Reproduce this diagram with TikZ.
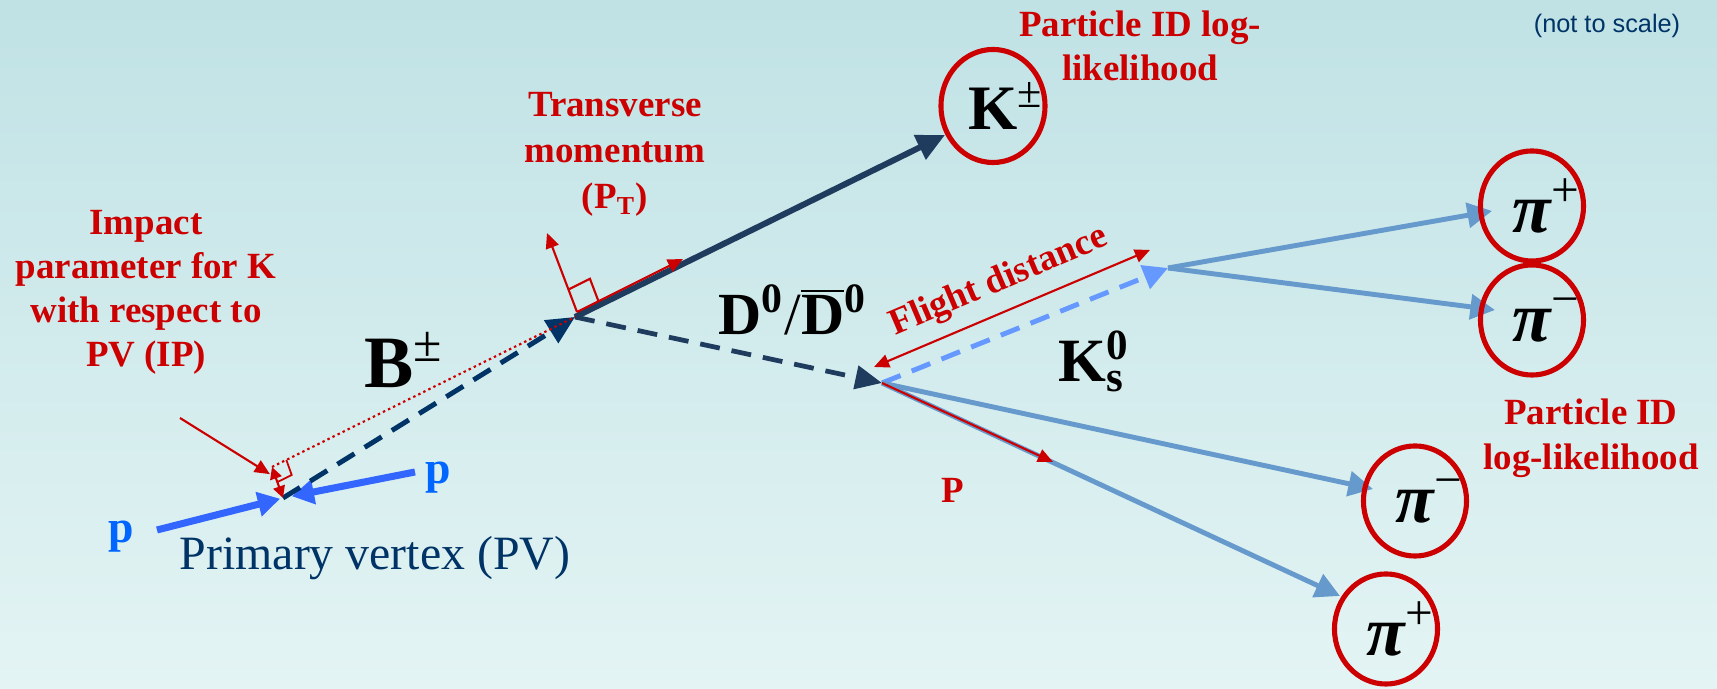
\documentclass[tikz,border=0pt]{standalone}
\usepackage{fontspec}
\setmainfont{Liberation Serif}
\setsansfont{Liberation Sans}
\usetikzlibrary{arrows.meta, calc, shapes.geometric}

\definecolor{bgtop}{RGB}{192,226,229}
\definecolor{bgbot}{RGB}{228,244,244}
\definecolor{lblred}{RGB}{204,0,0}
\definecolor{bnavy}{RGB}{0,51,102}
\definecolor{kslate}{RGB}{31,59,94}
\definecolor{pblue}{RGB}{51,102,255}
\definecolor{plabel}{RGB}{0,102,255}
\definecolor{ksblue}{RGB}{102,153,255}
\definecolor{piblue}{RGB}{102,153,204}

\newcommand{\supsub}[2]{\rlap{\textsuperscript{#1}}\textsubscript{#2}}

\begin{document}
\begin{tikzpicture}[x=0.01cm, y=-0.01cm,
    redlbl/.style={text=lblred, font=\bfseries\fontsize{10.5pt}{12.5pt}\selectfont, align=center, inner sep=0pt},
    bigsym/.style={inner sep=0pt, font=\bfseries\fontsize{#1}{#1}\selectfont},
    pidcirc/.style={ellipse, draw=lblred, line width=1.45pt, minimum width=1.03cm, minimum height=1.1cm, inner sep=0pt, font=\bfseries\itshape\fontsize{20pt}{20pt}\selectfont},
    dashtrack/.style={line width=1.4pt, dash pattern=on 0.2cm off 0.12cm},
    bigtip/.style={-{Triangle[length=8pt,width=7.4pt]}},
    pitrack/.style={piblue, line width=1.4pt, -{Triangle[length=7pt,width=7pt]}},
    redline/.style={lblred, line width=0.6pt},
    redtip/.style={redline, -{Triangle[length=4.3pt,width=3.8pt]}},
    redboth/.style={redline, {Triangle[length=4.3pt,width=3.8pt]}-{Triangle[length=4.3pt,width=3.8pt]}},
    beam/.style={pblue, line width=2pt, -{Triangle[length=6.3pt,width=6.8pt]}}
]

% Background
\fill[top color=bgtop, bottom color=bgbot] (0,0) rectangle (1717,689);
\useasboundingbox (0,0) rectangle (1717,689);

% Vertices and track ends
\coordinate (pv) at (283,498);
\coordinate (bv) at (575,317);
\coordinate (dv) at (882,383);
\coordinate (ksv) at (1168,268);
\coordinate (ktip) at (945,135);
\coordinate (beamleft) at (157,530);
\coordinate (beamright) at (415,472);
\coordinate (pip1tip) at (1492,211);
\coordinate (pim1tip) at (1495,310);
\coordinate (pim2tip) at (1373,489);
\coordinate (pip2tip) at (1340,596);

% Beams
\draw[beam, shorten >=0.03cm] (beamleft) -- (pv);
\draw[beam, shorten >=0.09cm] (beamright) -- (pv);

% Tracks
\draw[dashtrack, bnavy, bigtip] (pv) -- (bv);
\draw[dashtrack, kslate, line width=1.35pt, -{Triangle[length=7.6pt,width=6.6pt]}] (bv) -- (dv);
\draw[kslate, line width=1.7pt, bigtip] (bv) -- (ktip);
\draw[dashtrack, ksblue, -{Triangle[length=7pt,width=7pt]}] (dv) -- (ksv);
\draw[pitrack] (ksv) -- (pip1tip);
\draw[pitrack] (ksv) -- (pim1tip);
\draw[pitrack] (dv) -- (pim2tip);
\draw[pitrack] (dv) -- (pip2tip);

% Impact parameter
\coordinate (ipfoot) at (272,467);
\coordinate (ipfrom) at (180,418);
\coordinate (ipa) at ($(ipfoot)!0.16cm!(bv)$);
\coordinate (ipb) at ($(ipfoot)!0.16cm!(pv)$);
\draw[redline, dash pattern=on 0.7pt off 0.9pt] (ipfoot) -- (bv);
\draw[redline, line width=0.5pt] (ipa) -- ($(ipa)+(ipb)-(ipfoot)$) -- (ipb);
\draw[redline, {Triangle[length=3.4pt,width=3.4pt]}-{Triangle[length=3.4pt,width=3.4pt]}] (ipfoot) -- (pv);
\draw[redtip, shorten >=0.07cm] (ipfrom) -- ($(ipfoot)!0.35!(pv)$);

% Transverse momentum
\coordinate (ptbase) at (577,312);
\coordinate (pttip) at (683,259);
\coordinate (ptperp) at (547,233);
\coordinate (pta) at ($(ptbase)!0.24cm!(pttip)$);
\coordinate (ptb) at ($(ptbase)!0.24cm!(ptperp)$);
\draw[redtip] (ptbase) -- (pttip);
\draw[redtip] (ptbase) -- (ptperp);
\draw[redline] (pta) -- ($(pta)+(ptb)-(ptbase)$) -- (ptb);

% Flight distance and momentum
\coordinate (fdlow) at (874,367);
\coordinate (fdhigh) at (1150,250);
\coordinate (pmom) at (1053,462);
\draw[redboth] (fdlow) -- (fdhigh);
\draw[redtip] (dv) -- (pmom);

% Particle ID circles
\node[pidcirc, minimum width=1.04cm, minimum height=1.13cm, font=\bfseries\fontsize{18pt}{18pt}\selectfont] (kcirc) at (993,106) {K\rlap{\textsuperscript{\mdseries ±}}};
\node[pidcirc] (pip1) at (1532,206) {π\rlap{\textsuperscript{\mdseries\upshape +}}};
\node[pidcirc] (pim1) at (1532,320) {π\rlap{\textsuperscript{\mdseries\upshape −}}};
\node[pidcirc] (pim2) at (1415,501) {π\rlap{\textsuperscript{\mdseries\upshape −}}};
\node[pidcirc] (pip2) at (1386,629) {π\rlap{\textsuperscript{\mdseries\upshape +}}};

% Particle labels
\node[bigsym=21pt, anchor=base west] (blbl) at (364,388) {B\textsuperscript{\mdseries ±}};
\node[bigsym=17pt, anchor=base west] (dlbl) at (718,335) {D\textsuperscript{0}{\mdseries /}\ensuremath{\overline{\mbox{D}}}\textsuperscript{0}};
\node[bigsym=17.5pt, anchor=base west] (kslbl) at (1058,382) {K\supsub{0}{s}};
\node[anchor=base, inner sep=0pt, text=plabel, font=\bfseries\fontsize{13pt}{13pt}\selectfont] (pleft) at (121,543) {p};
\node[anchor=base, inner sep=0pt, text=plabel, font=\bfseries\fontsize{13pt}{13pt}\selectfont] (pright) at (438,484) {p};
\node[anchor=base, inner sep=0pt, text=bnavy, font=\fontsize{13.6pt}{14pt}\selectfont] (pvlbl) at (375,570) {Primary vertex (PV)};
\node[anchor=base, inner sep=0pt, text=bnavy, font=\sffamily\fontsize{7.2pt}{8pt}\selectfont] (scalelbl) at (1607,33) {(not to scale)};

% Annotations
\node[redlbl, anchor=north] (iplbl) at (146,210) {Impact\\parameter for K\\with respect to\\PV (IP)};
\node[redlbl, anchor=north, font=\bfseries\fontsize{10.5pt}{13pt}\selectfont] (ptlbl) at (615,92) {Transverse\\momentum\\(P\textsubscript{T})};
\node[redlbl, anchor=north] (pidtop) at (1140,10) {Particle ID log-\\likelihood};
\node[redlbl, anchor=north, font=\bfseries\fontsize{10.5pt}{12.8pt}\selectfont] (pidright) at (1591,398) {Particle ID\\log-likelihood};
\node[redlbl, rotate=23] (fdlbl) at (999,282) {Flight distance};
\node[redlbl, anchor=base] (plbl) at (953,503) {P};

\end{tikzpicture}
\end{document}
○ ○ ○ ○ ○ ○ ○
## OBJECTIVE
Copy out all the data exactly; skip the pictures.

## ANSWER TO THE PROBLEM
Reproduce this diagram with TikZ.
\documentclass[tikz,border=0pt]{standalone}
\usepackage{fontspec}
\setmainfont{Liberation Serif}
\setsansfont{Liberation Sans}
\usetikzlibrary{arrows.meta, calc, shapes.geometric}

\definecolor{bgtop}{RGB}{192,226,229}
\definecolor{bgbot}{RGB}{228,244,244}
\definecolor{lblred}{RGB}{204,0,0}
\definecolor{bnavy}{RGB}{0,51,102}
\definecolor{kslate}{RGB}{31,59,94}
\definecolor{pblue}{RGB}{51,102,255}
\definecolor{plabel}{RGB}{0,102,255}
\definecolor{ksblue}{RGB}{102,153,255}
\definecolor{piblue}{RGB}{102,153,204}

\newcommand{\supsub}[2]{\rlap{\textsuperscript{#1}}\textsubscript{#2}}

\begin{document}
\begin{tikzpicture}[x=0.01cm, y=-0.01cm,
    redlbl/.style={text=lblred, font=\bfseries\fontsize{10.5pt}{12.5pt}\selectfont, align=center, inner sep=0pt},
    bigsym/.style={inner sep=0pt, font=\bfseries\fontsize{#1}{#1}\selectfont},
    pidcirc/.style={ellipse, draw=lblred, line width=1.45pt, minimum width=1.03cm, minimum height=1.1cm, inner sep=0pt, font=\bfseries\itshape\fontsize{20pt}{20pt}\selectfont},
    dashtrack/.style={line width=1.4pt, dash pattern=on 0.2cm off 0.12cm},
    bigtip/.style={-{Triangle[length=8pt,width=7.4pt]}},
    pitrack/.style={piblue, line width=1.4pt, -{Triangle[length=7pt,width=7pt]}},
    redline/.style={lblred, line width=0.6pt},
    redtip/.style={redline, -{Triangle[length=4.3pt,width=3.8pt]}},
    redboth/.style={redline, {Triangle[length=4.3pt,width=3.8pt]}-{Triangle[length=4.3pt,width=3.8pt]}},
    beam/.style={pblue, line width=2pt, -{Triangle[length=6.3pt,width=6.8pt]}}
]

% Background
\fill[top color=bgtop, bottom color=bgbot] (0,0) rectangle (1717,689);
\useasboundingbox (0,0) rectangle (1717,689);

% Vertices and track ends
\coordinate (pv) at (283,498);
\coordinate (bv) at (575,317);
\coordinate (dv) at (882,383);
\coordinate (ksv) at (1168,268);
\coordinate (ktip) at (945,135);
\coordinate (beamleft) at (157,530);
\coordinate (beamright) at (415,472);
\coordinate (pip1tip) at (1492,211);
\coordinate (pim1tip) at (1495,310);
\coordinate (pim2tip) at (1373,489);
\coordinate (pip2tip) at (1340,596);

% Beams
\draw[beam, shorten >=0.03cm] (beamleft) -- (pv);
\draw[beam, shorten >=0.09cm] (beamright) -- (pv);

% Tracks
\draw[dashtrack, bnavy, bigtip] (pv) -- (bv);
\draw[dashtrack, kslate, line width=1.35pt, -{Triangle[length=7.6pt,width=6.6pt]}] (bv) -- (dv);
\draw[kslate, line width=1.7pt, bigtip] (bv) -- (ktip);
\draw[dashtrack, ksblue, -{Triangle[length=7pt,width=7pt]}] (dv) -- (ksv);
\draw[pitrack] (ksv) -- (pip1tip);
\draw[pitrack] (ksv) -- (pim1tip);
\draw[pitrack] (dv) -- (pim2tip);
\draw[pitrack] (dv) -- (pip2tip);

% Impact parameter
\coordinate (ipfoot) at (272,467);
\coordinate (ipfrom) at (180,418);
\coordinate (ipa) at ($(ipfoot)!0.16cm!(bv)$);
\coordinate (ipb) at ($(ipfoot)!0.16cm!(pv)$);
\draw[redline, dash pattern=on 0.7pt off 0.9pt] (ipfoot) -- (bv);
\draw[redline, line width=0.5pt] (ipa) -- ($(ipa)+(ipb)-(ipfoot)$) -- (ipb);
\draw[redline, {Triangle[length=3.4pt,width=3.4pt]}-{Triangle[length=3.4pt,width=3.4pt]}] (ipfoot) -- (pv);
\draw[redtip, shorten >=0.07cm] (ipfrom) -- ($(ipfoot)!0.35!(pv)$);

% Transverse momentum
\coordinate (ptbase) at (577,312);
\coordinate (pttip) at (683,259);
\coordinate (ptperp) at (547,233);
\coordinate (pta) at ($(ptbase)!0.24cm!(pttip)$);
\coordinate (ptb) at ($(ptbase)!0.24cm!(ptperp)$);
\draw[redtip] (ptbase) -- (pttip);
\draw[redtip] (ptbase) -- (ptperp);
\draw[redline] (pta) -- ($(pta)+(ptb)-(ptbase)$) -- (ptb);

% Flight distance and momentum
\coordinate (fdlow) at (874,367);
\coordinate (fdhigh) at (1150,250);
\coordinate (pmom) at (1053,462);
\draw[redboth] (fdlow) -- (fdhigh);
\draw[redtip] (dv) -- (pmom);

% Particle ID circles
\node[pidcirc, minimum width=1.04cm, minimum height=1.13cm, font=\bfseries\fontsize{18pt}{18pt}\selectfont] (kcirc) at (993,106) {K\rlap{\textsuperscript{\mdseries ±}}};
\node[pidcirc] (pip1) at (1532,206) {π\rlap{\textsuperscript{\mdseries\upshape +}}};
\node[pidcirc] (pim1) at (1532,320) {π\rlap{\textsuperscript{\mdseries\upshape −}}};
\node[pidcirc] (pim2) at (1415,501) {π\rlap{\textsuperscript{\mdseries\upshape −}}};
\node[pidcirc] (pip2) at (1386,629) {π\rlap{\textsuperscript{\mdseries\upshape +}}};

% Particle labels
\node[bigsym=21pt, anchor=base west] (blbl) at (364,388) {B\textsuperscript{\mdseries ±}};
\node[bigsym=17pt, anchor=base west] (dlbl) at (718,335) {D\textsuperscript{0}{\mdseries /}\ensuremath{\overline{\mbox{D}}}\textsuperscript{0}};
\node[bigsym=17.5pt, anchor=base west] (kslbl) at (1058,382) {K\supsub{0}{s}};
\node[anchor=base, inner sep=0pt, text=plabel, font=\bfseries\fontsize{13pt}{13pt}\selectfont] (pleft) at (121,543) {p};
\node[anchor=base, inner sep=0pt, text=plabel, font=\bfseries\fontsize{13pt}{13pt}\selectfont] (pright) at (438,484) {p};
\node[anchor=base, inner sep=0pt, text=bnavy, font=\fontsize{13.6pt}{14pt}\selectfont] (pvlbl) at (375,570) {Primary vertex (PV)};
\node[anchor=base, inner sep=0pt, text=bnavy, font=\sffamily\fontsize{7.2pt}{8pt}\selectfont] (scalelbl) at (1607,33) {(not to scale)};

% Annotations
\node[redlbl, anchor=north] (iplbl) at (146,210) {Impact\\parameter for K\\with respect to\\PV (IP)};
\node[redlbl, anchor=north, font=\bfseries\fontsize{10.5pt}{13pt}\selectfont] (ptlbl) at (615,92) {Transverse\\momentum\\(P\textsubscript{T})};
\node[redlbl, anchor=north] (pidtop) at (1140,10) {Particle ID log-\\likelihood};
\node[redlbl, anchor=north, font=\bfseries\fontsize{10.5pt}{12.8pt}\selectfont] (pidright) at (1591,398) {Particle ID\\log-likelihood};
\node[redlbl, rotate=23] (fdlbl) at (999,282) {Flight distance};
\node[redlbl, anchor=base] (plbl) at (953,503) {P};

\end{tikzpicture}
\end{document}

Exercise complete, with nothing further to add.